When she reached Bridge Street, she crossed at the light and kept her head down as she passed the single empty storefront on the block, a shotgun space whose trim had been painted as bright a yellow as the city’s historical code would allow and whose front window sported an unbroken line of black-and-white Scottie dogs across its bottom.
Someone had, thankfully, smeared a wide swath of white paint over the lettering on the window, so that only a portion of a single letter
S
was visible. The interior of the shop was empty, but not quite swept clean, and much had been made about the scattering of boxes, broken pottery, incense sticks, and damaged pieces of clothing that lay on the floor.

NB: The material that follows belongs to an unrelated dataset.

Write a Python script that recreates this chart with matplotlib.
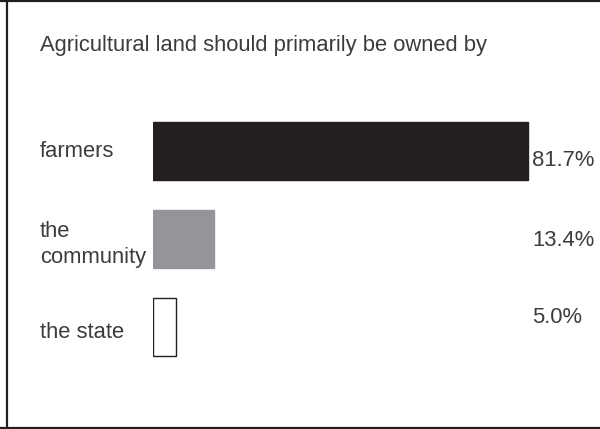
import matplotlib
matplotlib.use('Agg')

import matplotlib.pyplot as plt
import matplotlib.transforms as mtransforms
from matplotlib.lines import Line2D

# Ownership of agricultural land, survey shares in percent
title = "Agricultural land should primarily be owned by"
categories = ["farmers", "the\ncommunity", "the state"]
shares = [81.7, 13.4, 5.0]
valueLabels = ["81.7%", "13.4%", "5.0%"]

# styles
faceColors = ["#231f20", "#939598", "white"]
edgeColors = ["#231f20", "#939598", "#231f20"]
textColor = "#3c3c3c"
# vertical nudges of the value labels (points), as in the original layout
valueNudge = [-7, -1, 7]
catNudge = [0, -4, -4]

plt.rcParams['font.family'] = ['Liberation Sans', 'DejaVu Sans']
fs = 15.8

W, H, dpi = 600, 429, 100
fig = plt.figure(figsize=(W/dpi, H/dpi), dpi=dpi)

# axes placed so that x=0 sits at the bar start, 4.59 px per percent
ax = fig.add_axes([153/W, 1-371/H, 413/W, 264/H])
ax.set_xlim(0, 90)
ax.set_ylim(2.5, -0.5)
ax.axis('off')

ypos = list(range(len(categories)))
ax.barh(ypos, shares, height=0.66, color=faceColors, edgecolor=edgeColors, linewidth=1.0)

# labels: x in figure fraction, y in data
trans = mtransforms.blended_transform_factory(fig.transFigure, ax.transData)
for y, cat, val, dv, dc in zip(ypos, categories, valueLabels, valueNudge, catNudge):
    ax.annotate(cat, xy=(40/W, y), xycoords=trans, xytext=(0, dc), textcoords='offset points',
                ha='left', va='center', fontsize=fs, color=textColor, linespacing=1.3)
    ax.annotate(val, xy=(532/W, y), xycoords=trans, xytext=(0, dv), textcoords='offset points',
                ha='left', va='center', fontsize=fs, color=textColor)

fig.text(40/W, 1-45/H, title, ha='left', va='center', fontsize=fs, color=textColor)

# frame around the figure (right edge is cut off in the original)
frameKw = dict(color="#231f20", linewidth=1.6, transform=fig.transFigure)
fig.add_artist(Line2D([7/W, 7/W], [0, 1], **frameKw))
fig.add_artist(Line2D([0, 1], [1-1/H, 1-1/H], **frameKw))
fig.add_artist(Line2D([0, 1], [1-427.5/H, 1-427.5/H], **frameKw))

fig.savefig("out.png", dpi=dpi)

It seemed the shop had opened almost overnight after Charlie Matter’s trial was over and he was sent to prison for thirty-five years for drug manufacturing and trafficking. (In a fit of conscience, Frank had waived his right to a trial and was given ten years for conspiracy and ten for poisoning Delmar Johnston. His attempted murder of Charlie Matter had never been pursued. It struck Margaret that no one, not even the prosecutor, had given enough of a damn about Charlie Matter to make any kind of issue out of it.) It was rumored that the mentally broken Hanna Moon had been paid a couple thousand dollars by someone from out of town for the use of her daughter’s name on the shop: Isabella Moon’s Fantastical Notions.

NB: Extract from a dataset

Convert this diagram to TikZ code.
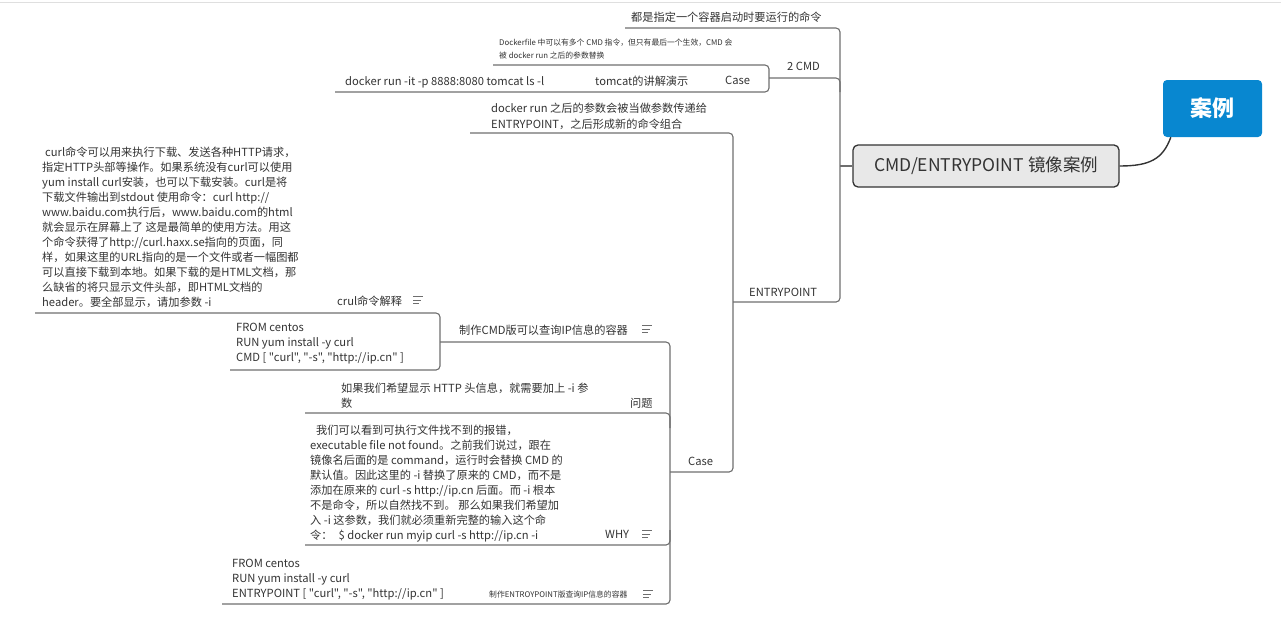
\documentclass[tikz,border=0pt]{standalone}
\usepackage{fontspec}
\setmainfont{Noto Sans CJK SC}[Ligatures=TeXOff]
\usetikzlibrary{calc}

\definecolor{rootblue}{RGB}{8,135,208}
\definecolor{inkgray}{RGB}{51,51,51}
\definecolor{linegray}{RGB}{110,110,110}

\begin{document}
\begin{tikzpicture}[
  x=1pt,
  y=-1pt,
  font=\fontsize{11.2}{15}\selectfont,
  every node/.style={text=inkgray},
  branch/.style={draw=linegray,line width=1.1pt,rounded corners=4pt},
  trunk/.style={draw=inkgray,line width=1.4pt},
  topic/.style={inner sep=0pt,anchor=north west,align=left},
  smalltopic/.style={topic,font=\fontsize{7.8}{13}\selectfont},
  noteicon/.pic={
    \draw[linegray,line width=0.8pt] (0,-3.5) -- (10,-3.5) (0,0) -- (8,0) (0,3.5) -- (6,3.5);
  }
]
\useasboundingbox (0,0) rectangle (1281,616);
\draw[gray!25,line width=0.8pt] (0,2) -- (1281,2);

% =====================================================================
% Root and central topic
% =====================================================================
\node[fill=rootblue,rounded corners=4pt,minimum width=99,minimum height=57,
      text=white,font=\fontsize{22}{22}\selectfont\bfseries] (root) at (1212.5,108.5) {案例};
\node[draw=inkgray,fill=gray!18,rounded corners=5pt,line width=1.3pt,
      minimum width=266,minimum height=42,font=\fontsize{17.5}{17.5}\selectfont] (central) at (986,166)
  {CMD/ENTRYPOINT 镜像案例};
\draw[trunk] ($(root.south west)+(8,0)$) .. controls +(-8,22) and +(30,0) .. (central.east);

% =====================================================================
% First level: 2 CMD / ENTRYPOINT
% =====================================================================
\coordinate (ul-cmdnote) at (625,28);
\coordinate (ul-cmd)     at (769,78);
\coordinate (ul-entry)   at (733,302);

\node[topic] (cmdnote) at (631,12) {都是指定一个容器启动时要运行的命令};
\node[topic] (cmd)     at (787,62) {2 CMD};
\node[topic] (entry)   at (749,288) {ENTRYPOINT};

\draw[branch] (central.west) -- (840,166);
\draw[branch] (ul-cmdnote) -- (840,28) -- (840,302) -- (ul-entry);
\draw[branch] (ul-cmd) -- (840,78) -- (840,92);

% --- 2 CMD children ---
\coordinate (ul-dfile) at (493,65);
\coordinate (ul-case1) at (335,92);

\node[smalltopic] (dfile) at (499,39)
  {Dockerfile 中可以有多个 CMD 指令，但只有最后一个生效，CMD 会\\
   被 docker run 之后的参数替换};
\node[topic] (case1)  at (725,76) {Case};
\node[topic] (tomcat) at (595,76) {tomcat的讲解演示};
\node[topic] (run)    at (345,76) {docker run -it -p 8888:8080 tomcat ls -l};

\draw[branch] (ul-dfile) -- (769,65) -- (769,92) -- (ul-case1);

% --- ENTRYPOINT children ---
\coordinate (ul-param) at (470,133);
\coordinate (ul-case2) at (670,472);

\node[topic] (param) at (491,103)
  {docker run 之后的参数会被当做参数传递给\\[1pt]
   ENTRYPOINT，之后形成新的命令组合};
\node[topic] (case2) at (688,457) {Case};

\draw[branch] (ul-param) -- (733,133) -- (733,472) -- (ul-case2);

% =====================================================================
% Case: CMD / ENTRYPOINT containers
% =====================================================================
\coordinate (ul-mkcmd)   at (440,342);
\coordinate (ul-issue)   at (305,413);
\coordinate (ul-why)     at (305,545);
\coordinate (ul-mkentry) at (222,604);

\node[topic] (mkcmd) at (459,325) {制作CMD版可以查询IP信息的容器};
\pic at (642,329) {noteicon};
\node[topic] (issue) at (630,398) {问题};
\node[topic] (want)  at (341,383)
  {如果我们希望显示 HTTP 头信息，就需要加上 -i 参\\数};
\node[topic] (why)   at (605,530) {WHY};
\pic at (642,534) {noteicon};
\node[topic] (whytext) at (310,425)
  {\hspace{6pt}我们可以看到可执行文件找不到的报错，\\
   executable file not found。之前我们说过，跟在\\
   镜像名后面的是 command，运行时会替换 CMD 的\\
   默认值。因此这里的 -i 替换了原来的 CMD，而不是\\
   添加在原来的 curl -s http://ip.cn 后面。而 -i 根本\\
   不是命令，所以自然找不到。 那么如果我们希望加\\
   入 -i 这参数，我们就必须重新完整的输入这个命\\
   令：\hspace{6pt}\$ docker run myip curl -s http://ip.cn -i};
\node[smalltopic] (mkentry) at (489,591) {制作ENTROYPOINT版查询IP信息的容器};
\pic at (643,594) {noteicon};
\node[topic] (entryfile) at (232,559)
  {FROM centos\\
   RUN yum install -y curl\\
   ENTRYPOINT [ "curl", "-s", "http://ip.cn" ]};

\draw[branch] (ul-mkcmd) -- (670,342) -- (670,604) -- (ul-mkentry);
\draw[branch] (ul-issue) -- (670,413) -- (670,428);
\draw[branch] (ul-why) -- (670,545) -- (670,530);

% --- CMD container children ---
\coordinate (ul-curl)    at (35,313);
\coordinate (ul-cmdfile) at (230,370);

\node[topic] (curlnote) at (337,296) {crul命令解释};
\pic at (413,300) {noteicon};
\node[topic] (curl) at (42,147)
  {\hspace{3pt}curl命令可以用来执行下载、发送各种HTTP请求，\\
   指定HTTP头部等操作。如果系统没有curl可以使用\\
   yum install curl安装，也可以下载安装。curl是将\\
   下载文件输出到stdout 使用命令：curl http://\\
   www.baidu.com执行后，www.baidu.com的html\\
   就会显示在屏幕上了 这是最简单的使用方法。用这\\
   个命令获得了http://curl.haxx.se指向的页面，同\\
   样，如果这里的URL指向的是一个文件或者一幅图都\\
   可以直接下载到本地。如果下载的是HTML文档，那\\
   么缺省的将只显示文件头部，即HTML文档的\\
   header。要全部显示，请加参数 -i};
\node[topic] (cmdfile) at (236,323)
  {FROM centos\\
   RUN yum install -y curl\\
   CMD [ "curl", "-s", "http://ip.cn" ]};

\draw[branch] (ul-curl) -- (440,313) -- (440,370) -- (ul-cmdfile);

\end{tikzpicture}
\end{document}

There were plenty of moneyed tourists, who had never heard of the dead child, to purchase enough of the shop’s tarot cards and crystals and copper bracelets, Ouija boards, and cheaply made Indian clothing to keep the shop open for a few months at a time, but in order for a business to survive in Carystown year-round, it had to draw at least some locals. But not even the most crass and curious of town residents could bear to cross its threshold.
Eight months it had lasted, and there were those in town—chief among them Carmella Pulliam, who had a fondness for old embroidered table linens and liked to come into Delaney & Lowe’s to browse—who believed that the place might have stayed open if Janet Rourke hadn’t made it her personal mission to get it shut down.

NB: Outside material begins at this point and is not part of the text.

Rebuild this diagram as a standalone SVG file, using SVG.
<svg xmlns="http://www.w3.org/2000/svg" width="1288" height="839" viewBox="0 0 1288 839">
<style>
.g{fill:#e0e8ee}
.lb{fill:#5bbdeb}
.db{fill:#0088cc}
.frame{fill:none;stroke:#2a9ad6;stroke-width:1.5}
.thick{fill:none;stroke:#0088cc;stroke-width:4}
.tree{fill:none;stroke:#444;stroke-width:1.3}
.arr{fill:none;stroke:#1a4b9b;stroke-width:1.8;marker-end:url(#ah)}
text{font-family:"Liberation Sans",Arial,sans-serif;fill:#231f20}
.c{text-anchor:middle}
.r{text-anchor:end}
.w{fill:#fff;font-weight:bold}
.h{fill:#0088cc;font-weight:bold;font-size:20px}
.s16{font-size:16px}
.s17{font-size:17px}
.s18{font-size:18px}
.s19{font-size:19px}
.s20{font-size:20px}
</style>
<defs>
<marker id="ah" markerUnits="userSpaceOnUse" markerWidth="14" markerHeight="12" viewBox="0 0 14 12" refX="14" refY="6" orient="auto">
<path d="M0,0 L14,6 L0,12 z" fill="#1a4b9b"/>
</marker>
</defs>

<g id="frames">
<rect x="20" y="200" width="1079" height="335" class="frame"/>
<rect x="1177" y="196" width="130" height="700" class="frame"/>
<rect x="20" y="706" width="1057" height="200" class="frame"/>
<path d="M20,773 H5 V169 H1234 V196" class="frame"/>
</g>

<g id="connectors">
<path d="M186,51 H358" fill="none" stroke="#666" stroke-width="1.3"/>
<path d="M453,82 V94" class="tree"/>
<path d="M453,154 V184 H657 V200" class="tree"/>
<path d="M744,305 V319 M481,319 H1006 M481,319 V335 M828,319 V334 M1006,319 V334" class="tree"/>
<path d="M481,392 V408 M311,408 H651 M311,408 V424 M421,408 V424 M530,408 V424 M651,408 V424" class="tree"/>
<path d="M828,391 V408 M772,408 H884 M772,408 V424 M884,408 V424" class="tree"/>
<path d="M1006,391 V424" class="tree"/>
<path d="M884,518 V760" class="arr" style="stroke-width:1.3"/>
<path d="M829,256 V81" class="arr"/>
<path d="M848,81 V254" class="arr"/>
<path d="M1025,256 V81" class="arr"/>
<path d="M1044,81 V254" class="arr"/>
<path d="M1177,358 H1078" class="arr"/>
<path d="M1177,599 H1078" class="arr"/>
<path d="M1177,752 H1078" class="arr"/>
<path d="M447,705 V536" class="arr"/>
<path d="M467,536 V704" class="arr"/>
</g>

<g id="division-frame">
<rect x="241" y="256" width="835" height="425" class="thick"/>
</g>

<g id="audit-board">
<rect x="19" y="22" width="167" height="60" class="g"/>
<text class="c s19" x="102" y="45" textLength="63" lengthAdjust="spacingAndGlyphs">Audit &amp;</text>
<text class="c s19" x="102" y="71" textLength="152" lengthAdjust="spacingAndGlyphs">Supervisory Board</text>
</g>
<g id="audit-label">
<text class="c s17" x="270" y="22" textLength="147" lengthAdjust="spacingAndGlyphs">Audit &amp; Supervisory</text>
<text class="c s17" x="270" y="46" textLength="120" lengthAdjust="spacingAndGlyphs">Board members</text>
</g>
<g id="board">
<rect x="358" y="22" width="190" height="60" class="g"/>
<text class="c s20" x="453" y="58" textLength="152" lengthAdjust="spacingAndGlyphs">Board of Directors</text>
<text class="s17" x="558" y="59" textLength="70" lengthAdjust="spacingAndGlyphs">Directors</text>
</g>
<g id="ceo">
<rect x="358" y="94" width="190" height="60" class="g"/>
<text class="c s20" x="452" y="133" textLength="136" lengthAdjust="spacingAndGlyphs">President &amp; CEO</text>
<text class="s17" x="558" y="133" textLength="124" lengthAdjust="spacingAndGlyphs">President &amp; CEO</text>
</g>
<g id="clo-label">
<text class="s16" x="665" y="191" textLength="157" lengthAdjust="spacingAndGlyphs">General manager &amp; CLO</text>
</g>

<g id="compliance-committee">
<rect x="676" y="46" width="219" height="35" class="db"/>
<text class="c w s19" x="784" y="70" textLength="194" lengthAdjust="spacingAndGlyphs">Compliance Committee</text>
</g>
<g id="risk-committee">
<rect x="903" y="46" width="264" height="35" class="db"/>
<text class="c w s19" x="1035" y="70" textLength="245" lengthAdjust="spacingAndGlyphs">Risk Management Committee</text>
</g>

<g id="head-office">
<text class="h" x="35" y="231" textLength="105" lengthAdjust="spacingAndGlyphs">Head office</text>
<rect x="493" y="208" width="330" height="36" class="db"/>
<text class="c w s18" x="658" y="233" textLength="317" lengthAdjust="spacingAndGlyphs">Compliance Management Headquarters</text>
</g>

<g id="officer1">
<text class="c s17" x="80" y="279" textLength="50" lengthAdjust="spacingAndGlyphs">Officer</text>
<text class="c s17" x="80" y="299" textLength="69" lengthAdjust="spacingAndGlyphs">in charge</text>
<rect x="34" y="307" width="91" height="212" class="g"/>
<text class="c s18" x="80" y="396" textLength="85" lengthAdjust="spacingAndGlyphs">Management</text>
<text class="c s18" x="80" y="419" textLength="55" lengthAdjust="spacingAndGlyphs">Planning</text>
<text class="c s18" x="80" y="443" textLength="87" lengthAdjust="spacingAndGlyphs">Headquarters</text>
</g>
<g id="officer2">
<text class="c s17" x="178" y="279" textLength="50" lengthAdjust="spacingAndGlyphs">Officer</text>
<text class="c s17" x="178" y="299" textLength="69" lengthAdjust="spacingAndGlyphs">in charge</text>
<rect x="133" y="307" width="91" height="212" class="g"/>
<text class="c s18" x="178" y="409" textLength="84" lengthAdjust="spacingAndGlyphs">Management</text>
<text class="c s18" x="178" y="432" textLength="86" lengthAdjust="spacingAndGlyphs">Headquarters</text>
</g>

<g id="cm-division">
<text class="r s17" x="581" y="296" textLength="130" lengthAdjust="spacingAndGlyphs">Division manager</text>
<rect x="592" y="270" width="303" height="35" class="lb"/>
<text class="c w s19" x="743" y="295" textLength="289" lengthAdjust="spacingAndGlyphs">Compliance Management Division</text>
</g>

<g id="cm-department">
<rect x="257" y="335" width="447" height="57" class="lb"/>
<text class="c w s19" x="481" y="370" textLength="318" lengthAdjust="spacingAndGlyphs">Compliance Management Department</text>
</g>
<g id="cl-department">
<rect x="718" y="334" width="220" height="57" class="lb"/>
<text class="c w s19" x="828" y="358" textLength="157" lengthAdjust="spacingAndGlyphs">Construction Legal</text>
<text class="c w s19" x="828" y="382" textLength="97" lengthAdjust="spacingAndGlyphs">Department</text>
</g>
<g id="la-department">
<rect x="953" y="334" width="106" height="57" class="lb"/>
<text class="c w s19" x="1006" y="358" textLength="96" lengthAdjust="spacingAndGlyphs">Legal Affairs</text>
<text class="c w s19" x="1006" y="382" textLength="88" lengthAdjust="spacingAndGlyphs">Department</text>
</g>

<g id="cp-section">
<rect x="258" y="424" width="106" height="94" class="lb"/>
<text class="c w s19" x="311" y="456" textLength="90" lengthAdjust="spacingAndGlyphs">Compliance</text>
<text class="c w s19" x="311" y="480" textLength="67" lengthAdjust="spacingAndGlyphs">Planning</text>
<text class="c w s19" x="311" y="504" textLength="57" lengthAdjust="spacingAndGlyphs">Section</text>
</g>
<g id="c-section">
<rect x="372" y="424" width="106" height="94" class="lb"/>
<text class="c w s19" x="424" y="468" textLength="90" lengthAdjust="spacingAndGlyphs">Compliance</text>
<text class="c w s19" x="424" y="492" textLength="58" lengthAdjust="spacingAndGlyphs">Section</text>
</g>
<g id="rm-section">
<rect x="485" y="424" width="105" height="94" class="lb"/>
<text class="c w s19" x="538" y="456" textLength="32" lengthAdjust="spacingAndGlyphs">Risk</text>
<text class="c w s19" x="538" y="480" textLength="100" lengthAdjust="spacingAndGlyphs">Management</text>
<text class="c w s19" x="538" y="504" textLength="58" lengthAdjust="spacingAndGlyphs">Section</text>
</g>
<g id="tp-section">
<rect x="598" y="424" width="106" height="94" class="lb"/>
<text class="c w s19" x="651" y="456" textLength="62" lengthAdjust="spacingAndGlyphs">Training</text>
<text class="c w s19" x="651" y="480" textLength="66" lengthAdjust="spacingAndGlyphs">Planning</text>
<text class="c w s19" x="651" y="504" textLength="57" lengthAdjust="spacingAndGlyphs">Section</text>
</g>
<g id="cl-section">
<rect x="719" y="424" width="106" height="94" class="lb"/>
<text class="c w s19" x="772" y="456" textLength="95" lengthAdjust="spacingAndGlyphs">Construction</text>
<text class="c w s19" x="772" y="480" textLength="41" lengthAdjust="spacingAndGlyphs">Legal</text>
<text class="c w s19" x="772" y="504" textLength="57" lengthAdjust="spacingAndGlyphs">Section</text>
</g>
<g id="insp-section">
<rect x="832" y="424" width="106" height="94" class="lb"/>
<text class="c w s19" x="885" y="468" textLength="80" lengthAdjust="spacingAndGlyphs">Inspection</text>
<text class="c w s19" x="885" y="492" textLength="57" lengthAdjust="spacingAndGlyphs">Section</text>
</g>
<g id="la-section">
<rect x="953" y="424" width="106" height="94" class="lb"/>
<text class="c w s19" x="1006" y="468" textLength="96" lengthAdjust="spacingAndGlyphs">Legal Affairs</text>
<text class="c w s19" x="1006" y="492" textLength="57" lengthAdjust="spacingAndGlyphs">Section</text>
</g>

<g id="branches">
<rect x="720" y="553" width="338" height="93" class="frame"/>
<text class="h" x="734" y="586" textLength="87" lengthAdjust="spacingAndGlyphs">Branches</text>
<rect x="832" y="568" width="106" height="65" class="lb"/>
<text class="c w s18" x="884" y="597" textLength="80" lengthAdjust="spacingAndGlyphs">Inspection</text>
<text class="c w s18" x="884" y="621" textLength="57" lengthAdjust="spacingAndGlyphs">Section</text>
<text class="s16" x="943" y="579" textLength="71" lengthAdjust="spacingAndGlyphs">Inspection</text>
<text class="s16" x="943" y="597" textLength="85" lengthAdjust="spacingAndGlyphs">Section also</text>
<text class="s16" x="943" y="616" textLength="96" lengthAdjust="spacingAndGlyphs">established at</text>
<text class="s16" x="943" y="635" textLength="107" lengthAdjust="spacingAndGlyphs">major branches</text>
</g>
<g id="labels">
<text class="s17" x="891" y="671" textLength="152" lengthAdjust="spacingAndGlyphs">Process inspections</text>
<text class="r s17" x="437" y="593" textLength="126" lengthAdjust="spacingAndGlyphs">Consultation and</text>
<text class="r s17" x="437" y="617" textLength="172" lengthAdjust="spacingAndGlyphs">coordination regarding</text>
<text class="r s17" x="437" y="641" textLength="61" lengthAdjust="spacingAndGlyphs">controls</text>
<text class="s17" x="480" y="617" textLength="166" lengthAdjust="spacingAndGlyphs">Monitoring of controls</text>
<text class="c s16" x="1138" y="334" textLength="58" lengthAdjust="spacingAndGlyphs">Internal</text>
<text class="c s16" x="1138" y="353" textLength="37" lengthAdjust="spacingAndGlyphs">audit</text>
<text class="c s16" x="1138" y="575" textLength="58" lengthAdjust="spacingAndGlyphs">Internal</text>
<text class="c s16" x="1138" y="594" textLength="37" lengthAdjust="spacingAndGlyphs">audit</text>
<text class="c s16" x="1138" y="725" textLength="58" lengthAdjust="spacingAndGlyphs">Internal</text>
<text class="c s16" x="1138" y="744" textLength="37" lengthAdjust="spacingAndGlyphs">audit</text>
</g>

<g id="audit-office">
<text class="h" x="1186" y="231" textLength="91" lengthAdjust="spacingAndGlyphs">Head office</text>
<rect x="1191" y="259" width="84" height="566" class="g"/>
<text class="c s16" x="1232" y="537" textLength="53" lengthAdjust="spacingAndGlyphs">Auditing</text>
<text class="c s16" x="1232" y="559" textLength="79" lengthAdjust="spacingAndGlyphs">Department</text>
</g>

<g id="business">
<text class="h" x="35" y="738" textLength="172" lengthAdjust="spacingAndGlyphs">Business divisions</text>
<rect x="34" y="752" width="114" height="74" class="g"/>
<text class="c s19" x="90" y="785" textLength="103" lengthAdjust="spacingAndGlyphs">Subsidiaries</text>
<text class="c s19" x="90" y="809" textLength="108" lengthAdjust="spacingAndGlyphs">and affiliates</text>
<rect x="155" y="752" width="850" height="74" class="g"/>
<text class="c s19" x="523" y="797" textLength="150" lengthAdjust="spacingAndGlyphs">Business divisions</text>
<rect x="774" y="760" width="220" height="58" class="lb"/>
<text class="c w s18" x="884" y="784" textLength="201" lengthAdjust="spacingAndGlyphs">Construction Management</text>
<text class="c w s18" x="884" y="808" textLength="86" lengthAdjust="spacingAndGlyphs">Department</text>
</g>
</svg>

It was Carmella’s opinion that Janet Rourke had been involved with Paxton Birkenshaw and felt responsible in some way for the girl’s death. Bill also thought that Janet had known more than she’d told when she was questioned about her relationship with Paxton. But she had insisted that they were no more than friends, and social friends at that.
Janet, for whom Margaret had never much cared, had indeed seemed an unlikely champion for the dead child, and was certainly no arbiter of good taste with her expensive but sexy clothing, heavy jewelry, and heavier makeup. She wondered if perhaps Janet’s objection to the shop didn’t have more to do with the baby that she had borne in the midst of all the town’s troubles after an unashamed and very public pregnancy. Old-fashioned as Carystown could sometimes be, no one had condemned her, and her insurance business was thriving despite the fact that she wouldn’t name the baby’s father. She was just another aging professional who had wanted a baby more than a husband. There was also talk that she was planning to buy the Chalybeate Springs Co-op property and make its ancient sulfur spring the centerpiece of a luxury spa. That would happen only if she could keep the place from being declared a permanent toxic waste site. But Margaret suspected that if anyone could keep that from happening, it would be Janet.